COLLECTED DATA:
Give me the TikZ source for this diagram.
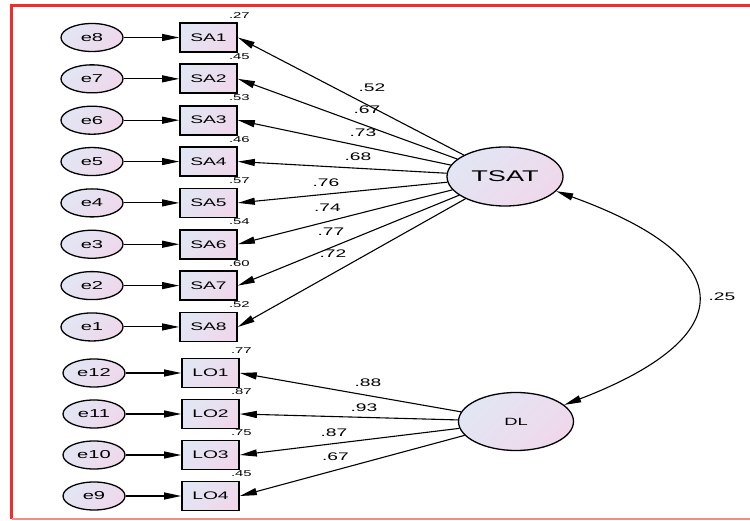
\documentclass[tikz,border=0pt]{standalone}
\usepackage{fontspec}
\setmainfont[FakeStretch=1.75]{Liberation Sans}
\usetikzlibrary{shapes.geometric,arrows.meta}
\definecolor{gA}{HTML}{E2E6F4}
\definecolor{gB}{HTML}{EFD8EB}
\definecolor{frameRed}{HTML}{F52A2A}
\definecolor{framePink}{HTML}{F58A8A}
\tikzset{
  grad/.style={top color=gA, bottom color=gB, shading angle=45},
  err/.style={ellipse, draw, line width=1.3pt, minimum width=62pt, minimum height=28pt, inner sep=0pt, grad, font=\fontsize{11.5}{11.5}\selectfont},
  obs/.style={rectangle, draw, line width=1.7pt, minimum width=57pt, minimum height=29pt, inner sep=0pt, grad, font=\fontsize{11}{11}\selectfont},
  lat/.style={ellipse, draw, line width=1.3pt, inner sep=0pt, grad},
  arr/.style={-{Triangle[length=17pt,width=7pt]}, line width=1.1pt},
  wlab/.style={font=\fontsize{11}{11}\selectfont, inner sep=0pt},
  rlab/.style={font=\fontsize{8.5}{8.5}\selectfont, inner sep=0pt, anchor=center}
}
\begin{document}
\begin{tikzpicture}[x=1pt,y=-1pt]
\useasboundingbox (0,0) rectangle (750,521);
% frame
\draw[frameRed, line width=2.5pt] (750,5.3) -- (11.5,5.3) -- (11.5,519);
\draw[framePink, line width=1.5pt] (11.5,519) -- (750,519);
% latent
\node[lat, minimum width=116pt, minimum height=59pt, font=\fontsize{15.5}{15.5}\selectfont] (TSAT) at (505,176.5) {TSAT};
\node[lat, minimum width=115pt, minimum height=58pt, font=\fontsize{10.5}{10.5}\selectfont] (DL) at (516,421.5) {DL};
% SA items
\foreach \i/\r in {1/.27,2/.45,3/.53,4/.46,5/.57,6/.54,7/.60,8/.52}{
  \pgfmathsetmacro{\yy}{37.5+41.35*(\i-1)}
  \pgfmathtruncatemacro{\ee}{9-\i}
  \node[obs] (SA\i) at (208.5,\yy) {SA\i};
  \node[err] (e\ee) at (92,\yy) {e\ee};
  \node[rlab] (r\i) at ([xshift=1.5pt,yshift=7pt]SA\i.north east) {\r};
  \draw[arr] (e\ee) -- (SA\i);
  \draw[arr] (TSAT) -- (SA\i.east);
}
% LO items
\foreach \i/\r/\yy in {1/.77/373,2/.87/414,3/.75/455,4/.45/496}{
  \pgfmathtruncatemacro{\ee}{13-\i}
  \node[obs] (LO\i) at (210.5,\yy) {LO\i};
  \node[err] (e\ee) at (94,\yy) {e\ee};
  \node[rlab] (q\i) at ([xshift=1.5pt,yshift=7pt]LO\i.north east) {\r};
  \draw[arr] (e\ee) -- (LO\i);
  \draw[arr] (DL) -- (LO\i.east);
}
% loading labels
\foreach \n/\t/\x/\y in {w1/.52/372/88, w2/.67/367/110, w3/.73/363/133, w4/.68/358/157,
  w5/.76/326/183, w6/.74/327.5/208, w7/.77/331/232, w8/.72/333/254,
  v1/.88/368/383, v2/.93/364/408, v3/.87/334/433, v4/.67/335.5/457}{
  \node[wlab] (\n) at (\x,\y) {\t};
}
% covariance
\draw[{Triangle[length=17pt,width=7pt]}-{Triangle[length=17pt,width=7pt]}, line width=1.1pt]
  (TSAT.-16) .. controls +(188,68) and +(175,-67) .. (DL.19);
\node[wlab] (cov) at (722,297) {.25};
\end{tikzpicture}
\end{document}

WHAT THIS TASK INVOLVES:
Return the material exactly as given, apart from the pictures.

EXERCISE RESPONSE:
Give me the TikZ source for this diagram.
\documentclass[tikz,border=0pt]{standalone}
\usepackage{fontspec}
\setmainfont[FakeStretch=1.75]{Liberation Sans}
\usetikzlibrary{shapes.geometric,arrows.meta}
\definecolor{gA}{HTML}{E2E6F4}
\definecolor{gB}{HTML}{EFD8EB}
\definecolor{frameRed}{HTML}{F52A2A}
\definecolor{framePink}{HTML}{F58A8A}
\tikzset{
  grad/.style={top color=gA, bottom color=gB, shading angle=45},
  err/.style={ellipse, draw, line width=1.3pt, minimum width=62pt, minimum height=28pt, inner sep=0pt, grad, font=\fontsize{11.5}{11.5}\selectfont},
  obs/.style={rectangle, draw, line width=1.7pt, minimum width=57pt, minimum height=29pt, inner sep=0pt, grad, font=\fontsize{11}{11}\selectfont},
  lat/.style={ellipse, draw, line width=1.3pt, inner sep=0pt, grad},
  arr/.style={-{Triangle[length=17pt,width=7pt]}, line width=1.1pt},
  wlab/.style={font=\fontsize{11}{11}\selectfont, inner sep=0pt},
  rlab/.style={font=\fontsize{8.5}{8.5}\selectfont, inner sep=0pt, anchor=center}
}
\begin{document}
\begin{tikzpicture}[x=1pt,y=-1pt]
\useasboundingbox (0,0) rectangle (750,521);
% frame
\draw[frameRed, line width=2.5pt] (750,5.3) -- (11.5,5.3) -- (11.5,519);
\draw[framePink, line width=1.5pt] (11.5,519) -- (750,519);
% latent
\node[lat, minimum width=116pt, minimum height=59pt, font=\fontsize{15.5}{15.5}\selectfont] (TSAT) at (505,176.5) {TSAT};
\node[lat, minimum width=115pt, minimum height=58pt, font=\fontsize{10.5}{10.5}\selectfont] (DL) at (516,421.5) {DL};
% SA items
\foreach \i/\r in {1/.27,2/.45,3/.53,4/.46,5/.57,6/.54,7/.60,8/.52}{
  \pgfmathsetmacro{\yy}{37.5+41.35*(\i-1)}
  \pgfmathtruncatemacro{\ee}{9-\i}
  \node[obs] (SA\i) at (208.5,\yy) {SA\i};
  \node[err] (e\ee) at (92,\yy) {e\ee};
  \node[rlab] (r\i) at ([xshift=1.5pt,yshift=7pt]SA\i.north east) {\r};
  \draw[arr] (e\ee) -- (SA\i);
  \draw[arr] (TSAT) -- (SA\i.east);
}
% LO items
\foreach \i/\r/\yy in {1/.77/373,2/.87/414,3/.75/455,4/.45/496}{
  \pgfmathtruncatemacro{\ee}{13-\i}
  \node[obs] (LO\i) at (210.5,\yy) {LO\i};
  \node[err] (e\ee) at (94,\yy) {e\ee};
  \node[rlab] (q\i) at ([xshift=1.5pt,yshift=7pt]LO\i.north east) {\r};
  \draw[arr] (e\ee) -- (LO\i);
  \draw[arr] (DL) -- (LO\i.east);
}
% loading labels
\foreach \n/\t/\x/\y in {w1/.52/372/88, w2/.67/367/110, w3/.73/363/133, w4/.68/358/157,
  w5/.76/326/183, w6/.74/327.5/208, w7/.77/331/232, w8/.72/333/254,
  v1/.88/368/383, v2/.93/364/408, v3/.87/334/433, v4/.67/335.5/457}{
  \node[wlab] (\n) at (\x,\y) {\t};
}
% covariance
\draw[{Triangle[length=17pt,width=7pt]}-{Triangle[length=17pt,width=7pt]}, line width=1.1pt]
  (TSAT.-16) .. controls +(188,68) and +(175,-67) .. (DL.19);
\node[wlab] (cov) at (722,297) {.25};
\end{tikzpicture}
\end{document}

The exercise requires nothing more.